Title : Carbon nanotubes with tunable properties towards the design of efficient water denitration catalyst
Abstract:
Since their discovery in 1991, the unique tubular morphology of carbon nanotubes (CNTs) represents a great research challenge for many scientists over the world. The possibility of using different types of CNTs as catalyst support is still under extensive exploration. The process of water denitration is of great environmental significance. The catalytic reduction of nitrate to N2 represents the efficient water remediation technique in terms of the achieved nitrate removal, but still with a main drawback – the production of ammonia as the undesired product. Thus, efforts are undertaken to solve the problem, in terms of both reactor and catalyst design. The application of chemically unmodified tubes for catalyst design has not received sufficient attention regardless of their initially different structural properties. The CNT defects originating from their preparation using various catalysts can be considered as a suitable substituent for subsequent deliberately formed anchoring sites on CNT surface by the functionalization process.
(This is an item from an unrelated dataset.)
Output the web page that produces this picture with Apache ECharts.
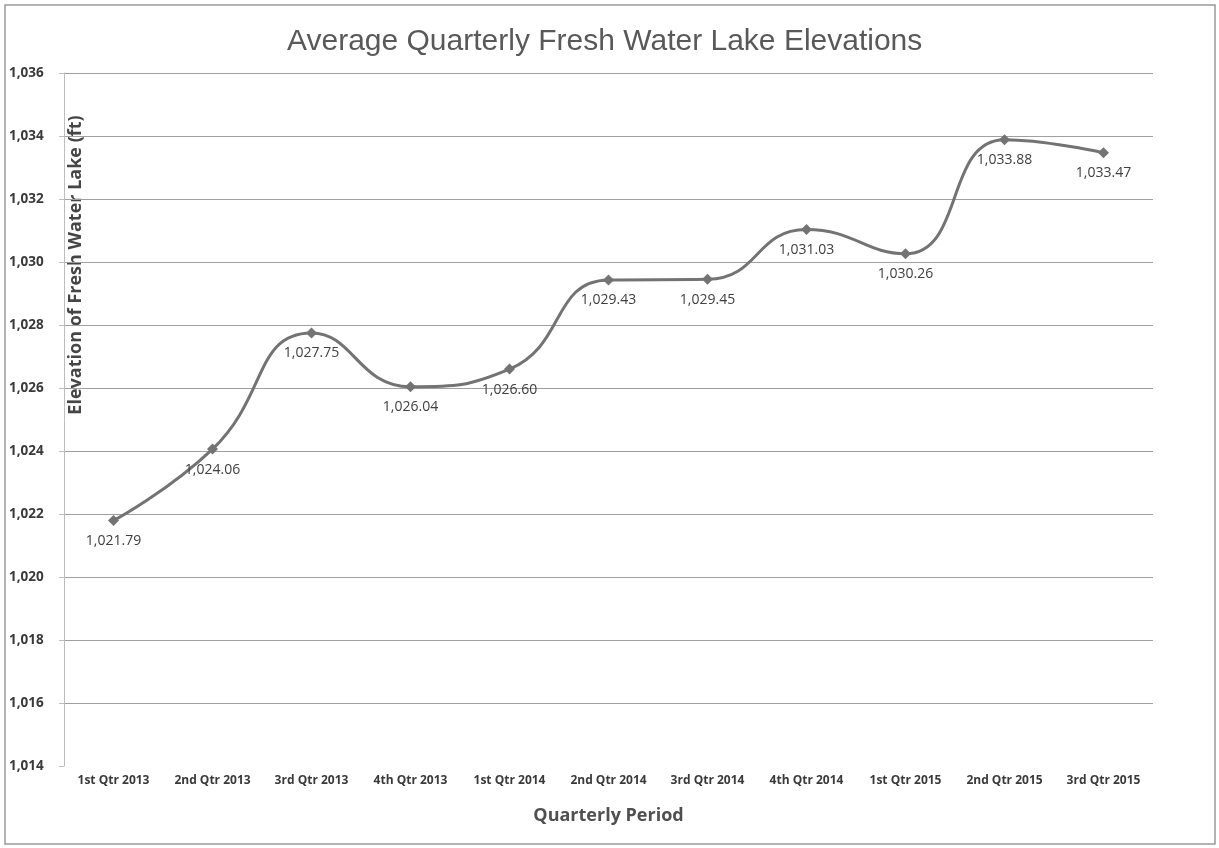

Thus, the step in the catalyst preparation procedure that involves the use of strong mineral acids can be avoided, leading to simpler, cheaper and environmentally friendly way to synthesize the catalyst. In this regard, the aim of this work was to synthesize various Pd-Cu/CNT denitration catalysts using multiwalled carbon nanotubes (MWCNTs) of different structural quality, evaluate the influence of their surface chemistry on the metal active phase characteristics and, consequently, test their performances in water denitration reaction. Water denitration is a structure sensitive reaction related to Pd particle size, and this effect is further emphasized in the decoration of the particle by the incorporation of Cu atoms into Pd particle corners and edges. The extent of lattice defects in CNTs was found to dictate the size and composition of the Pd-Cu active phase, playing an important role in nitrate reduction. Catalyst samples characterized by close proximity of Pd and Cu, as in an alloy, displayed the highest degree of nitrate conversion. At the same time, the size of the Pd particles, alone, or decorated to different extents with Cu atoms, was found to be critical for the second step of denitration reaction, directing the formed nitrite to either N2 or NH3.